The form of “Selling Manhattan” appears to frustrate definition, much less analysis. The poem is divided into seven irregular stanzas. Most are quintains, or stanzas with five lines, but the poem opens with a quatrain (four lines) set in italics to mark it as the interior thoughts of the Dutch settlers; there is also a stanza with a single line; and the poem closes with a tercet, a stanza with three lines. Each of the stanzas closes with an end-punctuation, although within each quintain are examples of enjambment, that is, a line that does not close with a comma or a period and thus moves directly into the next line.

Thus, the form seems formless. But that appears to be the point. Abandoning as predictive and intrusive the percussive beat of rhythm and the insistent sonic impact of rhyme, the poem captures a feeling of collision in its form that, in turn, suggests the collision of the cultures that is at the heart of the negotiation for Manhattan.

In addition, the carefully-choreographed open form allows the recitation to fit the growing bleakness of the poem. In many ways, the poem is an elegy for the earth itself. Regimented form would not transmit that feeling of loss and sorrow. In this way, the poem perfectly fits the emotions it is conveying. For instance, Stanza 6 is a single line—but that line is the poem’s troubling tipping point, the moment when the speaker acknowledges the inevitability of the passing of Indigenous cultures, whose spirits will now become part of nature.

Meter

In keeping with Duffy’s credo that poets accept the challenge of using form to recreate feeling, rather than crafting poems that follow the dictates of inherited convention and traditional prosody, the poem resists traditional metrical patterns.

Each line is constructed around the feeling being expressed. Rather than relying on the patterning of words into regular beats, the poem uses an intricate mash of long vowels, sibilant s’s, and guttural hard consonants (particularly g’s and p’s) to give the poem its sense of movement. Recitation relies on tapping into the feelings of the narrative itself. The opening quatrain, for instance, is brusque, chopped, with a pattern of staccato g’s, b’s, and d’s, like the hard rhythm of gunfire itself, the soundtrack of the invading Europeans.

To capture the meditative voice of the plural speaker coming to terms with the end of their culture and with the doom of the earth itself, meter, with its indifferent assertion of beat, would only undercut that feeling of loss and sorrow.

In rejecting the percussive pattern of meter, the poem allows for dramatic recitation, allows for the reader sensitive to the feelings of the speaker to give each line its individual pattern, its sonic drama of syllables.

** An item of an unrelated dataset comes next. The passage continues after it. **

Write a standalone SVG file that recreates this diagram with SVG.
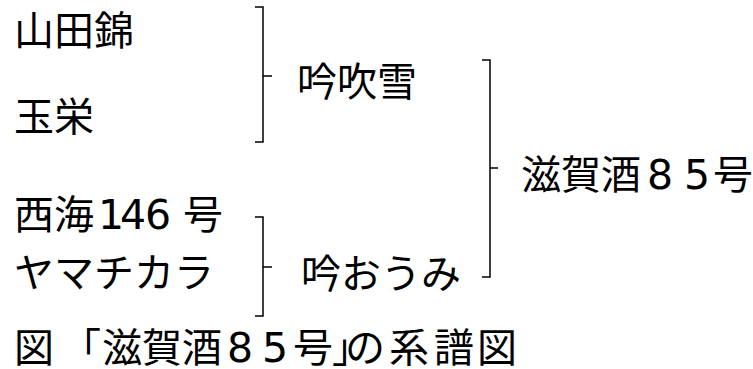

This gives the recitation of the poem an individual quality, like the ab-lib performance of a jazz score.

Voice

That two voices share the narrative line of “Selling Manhattan” is by itself hardly remarkable. Many poems shift between voices as a way to create suspense, compel action, and develop irony. What is remarkable here is that neither voice that sustains the poem—the harsh and racist language of the Dutch settlers or the evocative, elegiac choral voice of the Lenape struggling to come to terms with the implication of their extinction—neither voice is a projection of Carol Ann Duffy herself, a Scottish-Irish woman born in the latter decades of the 20th century. Although Duffy could have rendered her poem’s two thematic arguments—the immortality of ethnic cleansing and the impact of industrialism on the earth—through her own voice, the poem elects to use voice to create character, much like a play.

The voice then is dramatic, revelatory of radically-different perceptions, radically-different cultures. Voice, then, represents Duffy’s investigation into how language, words themselves, can create personality, define character, and elicit emotions. In addition to her prolific work as a poet, children’s book author, and cultural essayist, Duffy has written extensively for the stage and has dabbled in amateur acting. As a child, she was enthralled by the powerful creation of character using only the devices of language that defined Shakespearean theater. This creation of two voices sustains that same dramatic energy; the poem could easily be staged.